What Is the 'Cost of Insurance' Charge in a Universal Life Policy?
Universal life insurance is often described as flexible, but behind that flexibility sits a recurring internal charge that determines how the policy’s cash value actually moves over time.
The short answer
The cost of insurance, often abbreviated COI, is the internal charge a universal life policy deducts from its cash value, typically monthly, to pay for the pure death benefit protection the policy provides. It functions similarly to the mortality-based cost built into term life insurance, embedded inside the policy, and it’s deducted automatically regardless of how the policyholder chooses to pay premiums that month.
How the charge is deducted
A universal life policy separates the idea of “premium paid in” from “cost of coverage.” Premiums a policyholder pays go into the policy’s cash value account, and from that account, the insurer deducts the cost of insurance charge along with other policy expenses on a regular schedule. What’s left after those deductions is what continues to grow, generally earning interest or investment returns depending on the policy type. This structure is part of what distinguishes universal life from traditional whole life, where the internal cost of coverage isn’t broken out and shown separately in the same way.
Why the charge tends to rise over time
- Age drives the base rate. The cost of insurance is generally calculated using the insured person’s current age, and since mortality risk increases with age, the per-unit cost of coverage tends to rise each year.

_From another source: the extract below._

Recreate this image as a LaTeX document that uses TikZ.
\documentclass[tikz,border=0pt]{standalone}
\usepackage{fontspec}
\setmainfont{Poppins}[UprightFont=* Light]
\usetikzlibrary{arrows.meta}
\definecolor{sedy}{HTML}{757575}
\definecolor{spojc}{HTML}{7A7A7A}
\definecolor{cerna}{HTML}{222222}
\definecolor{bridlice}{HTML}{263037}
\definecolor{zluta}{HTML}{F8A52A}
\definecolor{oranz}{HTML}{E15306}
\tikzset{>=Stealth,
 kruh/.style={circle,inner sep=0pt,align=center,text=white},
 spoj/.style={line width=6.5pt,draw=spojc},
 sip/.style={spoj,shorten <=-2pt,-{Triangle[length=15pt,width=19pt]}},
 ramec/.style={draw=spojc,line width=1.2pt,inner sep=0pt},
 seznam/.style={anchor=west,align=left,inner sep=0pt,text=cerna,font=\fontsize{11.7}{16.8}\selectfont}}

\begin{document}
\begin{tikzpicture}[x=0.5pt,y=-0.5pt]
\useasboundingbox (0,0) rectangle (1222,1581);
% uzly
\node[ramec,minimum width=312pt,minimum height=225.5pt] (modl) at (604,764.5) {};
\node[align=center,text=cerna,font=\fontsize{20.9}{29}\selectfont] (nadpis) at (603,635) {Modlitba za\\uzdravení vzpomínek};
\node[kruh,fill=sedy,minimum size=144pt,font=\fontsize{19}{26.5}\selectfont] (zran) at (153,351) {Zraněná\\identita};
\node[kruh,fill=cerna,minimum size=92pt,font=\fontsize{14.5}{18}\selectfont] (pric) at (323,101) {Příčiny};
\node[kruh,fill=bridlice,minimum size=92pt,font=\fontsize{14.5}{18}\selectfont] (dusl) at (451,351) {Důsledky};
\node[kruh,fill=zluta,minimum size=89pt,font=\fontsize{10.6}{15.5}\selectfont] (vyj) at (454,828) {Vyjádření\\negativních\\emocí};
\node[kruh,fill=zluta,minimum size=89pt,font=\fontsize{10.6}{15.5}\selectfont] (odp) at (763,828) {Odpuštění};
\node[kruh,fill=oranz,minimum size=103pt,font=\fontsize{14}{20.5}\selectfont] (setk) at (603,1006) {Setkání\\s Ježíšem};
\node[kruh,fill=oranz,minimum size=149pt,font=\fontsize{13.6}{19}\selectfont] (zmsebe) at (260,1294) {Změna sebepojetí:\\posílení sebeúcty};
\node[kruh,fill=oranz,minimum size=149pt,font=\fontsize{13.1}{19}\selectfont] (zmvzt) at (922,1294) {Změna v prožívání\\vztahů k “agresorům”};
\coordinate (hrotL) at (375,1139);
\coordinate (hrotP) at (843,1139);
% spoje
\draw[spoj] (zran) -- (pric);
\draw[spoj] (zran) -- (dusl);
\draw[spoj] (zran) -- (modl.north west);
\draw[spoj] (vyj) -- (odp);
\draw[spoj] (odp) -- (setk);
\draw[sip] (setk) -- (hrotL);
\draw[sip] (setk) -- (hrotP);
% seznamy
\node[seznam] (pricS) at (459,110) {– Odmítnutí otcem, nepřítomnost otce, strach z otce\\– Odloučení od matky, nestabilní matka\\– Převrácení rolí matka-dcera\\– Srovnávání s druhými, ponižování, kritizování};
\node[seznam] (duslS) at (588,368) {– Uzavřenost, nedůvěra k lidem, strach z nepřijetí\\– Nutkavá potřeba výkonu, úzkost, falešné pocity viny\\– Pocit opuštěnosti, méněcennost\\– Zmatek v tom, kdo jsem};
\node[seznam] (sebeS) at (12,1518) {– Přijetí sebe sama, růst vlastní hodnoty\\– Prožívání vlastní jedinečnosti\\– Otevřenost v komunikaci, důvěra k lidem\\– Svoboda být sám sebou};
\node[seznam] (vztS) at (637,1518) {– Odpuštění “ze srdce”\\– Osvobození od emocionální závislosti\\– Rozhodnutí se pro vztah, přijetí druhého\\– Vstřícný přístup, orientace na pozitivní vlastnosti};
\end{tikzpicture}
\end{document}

- Net amount at risk matters. The charge is usually based on the difference between the death benefit and the current cash value, called the net amount at risk, so a policy with a shrinking cash value cushion can see its effective cost increase faster.
- Rates can be non-guaranteed within limits. Many policies specify a maximum COI rate along with a lower current rate the insurer actually charges, meaning the charge can increase over time within contractual limits set at issue.

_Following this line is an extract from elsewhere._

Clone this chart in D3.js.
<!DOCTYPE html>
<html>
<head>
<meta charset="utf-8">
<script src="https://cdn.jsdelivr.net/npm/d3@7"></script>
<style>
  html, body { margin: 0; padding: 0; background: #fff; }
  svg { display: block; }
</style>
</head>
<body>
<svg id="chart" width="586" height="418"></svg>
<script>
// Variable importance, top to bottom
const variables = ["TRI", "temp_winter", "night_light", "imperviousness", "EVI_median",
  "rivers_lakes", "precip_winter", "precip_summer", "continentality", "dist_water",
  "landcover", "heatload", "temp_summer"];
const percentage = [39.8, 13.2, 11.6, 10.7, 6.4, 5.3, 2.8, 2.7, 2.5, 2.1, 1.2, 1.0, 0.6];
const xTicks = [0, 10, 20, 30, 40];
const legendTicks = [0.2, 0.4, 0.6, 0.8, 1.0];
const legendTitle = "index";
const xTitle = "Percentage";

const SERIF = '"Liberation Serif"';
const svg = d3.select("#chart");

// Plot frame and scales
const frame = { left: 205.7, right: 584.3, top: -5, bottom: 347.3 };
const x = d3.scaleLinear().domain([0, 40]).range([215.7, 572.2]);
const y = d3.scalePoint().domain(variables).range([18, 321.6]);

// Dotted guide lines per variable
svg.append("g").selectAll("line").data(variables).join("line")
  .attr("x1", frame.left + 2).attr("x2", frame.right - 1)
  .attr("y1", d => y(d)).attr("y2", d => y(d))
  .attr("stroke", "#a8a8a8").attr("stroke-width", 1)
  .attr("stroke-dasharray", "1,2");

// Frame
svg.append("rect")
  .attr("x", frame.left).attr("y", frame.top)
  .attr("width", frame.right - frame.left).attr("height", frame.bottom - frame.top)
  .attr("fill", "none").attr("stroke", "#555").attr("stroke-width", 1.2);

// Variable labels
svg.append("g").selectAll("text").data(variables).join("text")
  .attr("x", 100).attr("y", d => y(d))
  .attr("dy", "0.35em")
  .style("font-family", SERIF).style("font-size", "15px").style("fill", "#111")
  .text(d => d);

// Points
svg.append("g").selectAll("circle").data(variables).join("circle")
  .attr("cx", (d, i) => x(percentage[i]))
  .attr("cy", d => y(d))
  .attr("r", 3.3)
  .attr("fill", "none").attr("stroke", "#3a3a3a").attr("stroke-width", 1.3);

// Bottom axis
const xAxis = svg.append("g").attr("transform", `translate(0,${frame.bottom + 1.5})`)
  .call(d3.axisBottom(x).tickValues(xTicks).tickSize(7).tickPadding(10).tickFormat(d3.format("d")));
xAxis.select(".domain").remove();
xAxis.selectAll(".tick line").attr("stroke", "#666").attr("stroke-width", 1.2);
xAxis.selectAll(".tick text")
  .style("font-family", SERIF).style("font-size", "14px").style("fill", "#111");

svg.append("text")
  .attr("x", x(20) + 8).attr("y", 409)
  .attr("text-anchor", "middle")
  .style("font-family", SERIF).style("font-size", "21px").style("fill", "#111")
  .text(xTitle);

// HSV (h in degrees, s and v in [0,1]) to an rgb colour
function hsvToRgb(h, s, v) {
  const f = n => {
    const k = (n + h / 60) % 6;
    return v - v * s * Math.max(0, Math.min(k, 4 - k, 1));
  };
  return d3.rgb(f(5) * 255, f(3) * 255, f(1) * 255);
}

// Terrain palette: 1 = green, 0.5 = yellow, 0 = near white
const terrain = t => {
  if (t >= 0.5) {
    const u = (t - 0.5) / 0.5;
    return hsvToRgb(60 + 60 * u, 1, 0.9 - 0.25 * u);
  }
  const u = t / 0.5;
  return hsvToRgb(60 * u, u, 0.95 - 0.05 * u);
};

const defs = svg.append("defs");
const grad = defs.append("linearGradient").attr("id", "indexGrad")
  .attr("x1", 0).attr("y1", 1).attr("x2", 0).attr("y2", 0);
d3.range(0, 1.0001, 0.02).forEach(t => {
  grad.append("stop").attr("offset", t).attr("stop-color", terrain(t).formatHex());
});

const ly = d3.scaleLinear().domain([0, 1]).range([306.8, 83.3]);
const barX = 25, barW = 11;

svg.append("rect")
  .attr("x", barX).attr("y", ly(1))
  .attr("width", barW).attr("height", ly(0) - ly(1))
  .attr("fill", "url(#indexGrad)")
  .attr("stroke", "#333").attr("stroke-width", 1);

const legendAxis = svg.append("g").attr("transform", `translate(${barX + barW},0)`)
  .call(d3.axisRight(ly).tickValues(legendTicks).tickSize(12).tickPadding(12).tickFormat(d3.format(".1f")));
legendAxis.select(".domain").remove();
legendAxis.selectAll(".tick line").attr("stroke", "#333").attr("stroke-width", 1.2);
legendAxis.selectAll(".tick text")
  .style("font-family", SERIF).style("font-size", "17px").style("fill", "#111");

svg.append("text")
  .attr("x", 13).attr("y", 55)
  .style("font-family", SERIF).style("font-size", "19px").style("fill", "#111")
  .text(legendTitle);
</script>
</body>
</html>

- Health class stays fixed. Unlike buying a new policy, the underwriting classification from when the policy was issued generally continues to apply, so a change in health after issue typically doesn’t raise the charge further.

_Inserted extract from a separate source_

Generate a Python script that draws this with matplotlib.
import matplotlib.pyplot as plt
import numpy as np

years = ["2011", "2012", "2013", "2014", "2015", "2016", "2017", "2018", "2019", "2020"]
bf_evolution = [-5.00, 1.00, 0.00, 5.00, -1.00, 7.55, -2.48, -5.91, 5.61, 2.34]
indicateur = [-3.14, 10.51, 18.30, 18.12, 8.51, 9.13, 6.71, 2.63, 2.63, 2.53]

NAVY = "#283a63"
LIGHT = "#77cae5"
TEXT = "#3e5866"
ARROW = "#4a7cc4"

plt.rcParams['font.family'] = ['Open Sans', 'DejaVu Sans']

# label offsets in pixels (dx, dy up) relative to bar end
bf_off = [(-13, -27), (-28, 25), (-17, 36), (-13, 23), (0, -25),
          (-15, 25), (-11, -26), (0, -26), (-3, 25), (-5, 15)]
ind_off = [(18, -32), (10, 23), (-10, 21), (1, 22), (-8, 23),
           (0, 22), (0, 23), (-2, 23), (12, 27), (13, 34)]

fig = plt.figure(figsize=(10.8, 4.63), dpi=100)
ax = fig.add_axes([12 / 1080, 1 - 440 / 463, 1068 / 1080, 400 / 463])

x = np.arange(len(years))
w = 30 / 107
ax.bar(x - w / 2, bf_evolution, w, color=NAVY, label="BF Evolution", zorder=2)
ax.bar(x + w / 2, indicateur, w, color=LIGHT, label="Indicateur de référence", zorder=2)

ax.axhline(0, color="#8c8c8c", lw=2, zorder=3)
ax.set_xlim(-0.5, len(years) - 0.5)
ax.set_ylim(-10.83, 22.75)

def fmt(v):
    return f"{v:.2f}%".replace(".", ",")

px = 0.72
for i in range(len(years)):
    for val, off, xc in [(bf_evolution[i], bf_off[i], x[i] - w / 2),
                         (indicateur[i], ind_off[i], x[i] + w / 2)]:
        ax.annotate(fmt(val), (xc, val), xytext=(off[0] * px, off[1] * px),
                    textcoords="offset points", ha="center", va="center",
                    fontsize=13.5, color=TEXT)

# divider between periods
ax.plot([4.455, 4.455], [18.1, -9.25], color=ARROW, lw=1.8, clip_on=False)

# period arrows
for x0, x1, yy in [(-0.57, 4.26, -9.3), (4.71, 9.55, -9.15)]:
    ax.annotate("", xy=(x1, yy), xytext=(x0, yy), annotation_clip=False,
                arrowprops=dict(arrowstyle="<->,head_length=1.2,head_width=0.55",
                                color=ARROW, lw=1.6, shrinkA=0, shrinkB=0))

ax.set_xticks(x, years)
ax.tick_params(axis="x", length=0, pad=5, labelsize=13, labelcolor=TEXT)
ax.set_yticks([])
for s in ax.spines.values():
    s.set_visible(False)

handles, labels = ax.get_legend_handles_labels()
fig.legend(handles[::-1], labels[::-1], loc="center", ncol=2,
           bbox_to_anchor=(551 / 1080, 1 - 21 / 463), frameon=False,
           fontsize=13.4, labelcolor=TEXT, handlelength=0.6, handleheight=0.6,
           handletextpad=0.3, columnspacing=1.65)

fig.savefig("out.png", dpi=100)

Why this matters for how a policy performs
Because the cost of insurance draws down cash value every month, a policy that’s underfunded, meaning less premium is going in than the charges plus desired growth require, can see its cash value erode until it isn’t enough to cover the deductions, potentially causing the policy to lapse. This is part of why funding levels, such as the target premium an insurer references for a policy, matter beyond simply meeting a contractual minimum. Some policies also include a no-lapse guarantee that protects the death benefit from lapsing due to rising costs, provided certain premium conditions are met.
What to weigh when reviewing a policy
Reviewing an annual statement for a universal life policy generally means looking at how much of each premium payment is being absorbed by the cost of insurance versus how much is adding to cash value, since that ratio shifts as the insured ages. Comparing current charges against the policy’s illustrated projections, rather than assuming performance will match the original sales illustration exactly, is a reasonable habit for anyone holding this type of policy long term.
A practical habit
Requesting an in-force illustration periodically, which shows projected charges and cash value under current assumptions, can reveal whether a policy is on track or headed toward underfunding well before it becomes an urgent problem. Because rules and product designs vary and change over time, reviewing the specific contract language remains the most reliable source of how a given policy’s charge actually works.